President Joe Biden introduced on Tuesday multiple executive actions to address immigration reform throughout the country, and to coincide with his previously announced plan to create a path to citizenship for 11 million undocumented immigrants. This second batch of executive actions largely undoes much of the Trump administration’s tighter immigration policies, and includes an executive order that would reestablish a Task Force on New Americans and require agencies to “conduct a top-to-bottom review of recent regulations, policies, and guidance” around barriers to the current legal immigration system, along with reviewing the current backlog of citizenship applications.
This executive order will also review Trump-era restrictions on immigration that made it more challenging for people to legally immigrate to the United States, including the controversial “public charge rule” which made it harder for immigrants to get green cards if they rely on public safety nets like food stamps.

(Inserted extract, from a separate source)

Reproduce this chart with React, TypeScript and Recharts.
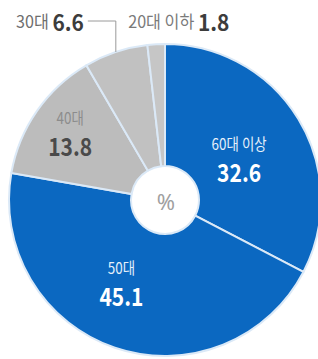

Critics had likened this Trump administration-era rule to a wealth requirement.
Although this executive order is initially designed to review rather than to get rid of these immigration regulations like the public charge rule, it does rescind a Trump-era memorandum that required family sponsors to repay the government if their relatives in America received public benefits.
“The prior administration enacted hundreds of policies that run counter to our history and undermine America’s character as a land of opportunity that is open and welcoming to all who come here seeking protection and opportunity,” the Biden administration said in a press release.
Other executive actions on immigration reform taken by the Biden on Tuesday include:
- A plan to develop a strategy to address irregular migration policies across the U.S.-Mexico border, including plans to collaborate with foreign leaders on tackling challenges in neighboring countries that cause immigrants to seek a new home, and a strategy to protect asylum-seekers and refugees.
- The creation of a task force to reunite the hundreds of families that were separated at the border.
"These actions are centered on the basic premise that our country is safer, stronger and more prosperous with a fair, safe and orderly immigration system,” White House press secretary Jen Psaki said in a press conference Tuesday, adding that reversing the previous administration's policies is “not going to happen overnight.”
These executive orders were enacted on the heels of Biden’s first wave of immigration executive actions during his first week in office. Biden introduced the U.S. Citizenship Act of 2021, which would create a legal path to citizenship for 11 million illegal immigrants currently in the country. Biden also restored the Deferred Action for Childhood Arrivals, or DACA, policy, reversed the Trump travel ban, and halted construction of the wall along the U.S.-Mexico border.
With undocumented immigrants encompassing approximately 10% of the foodservice industry workforce, the restaurant industry has long been a proponent of progressive immigration reform. During Biden’s previous wave of immigration-related executive actions, the National Restaurant Association released a statement of support, encouraging Congress and the administration to “provide a pathway for legalization” for the workers that make up the “cornerstones of our communities.”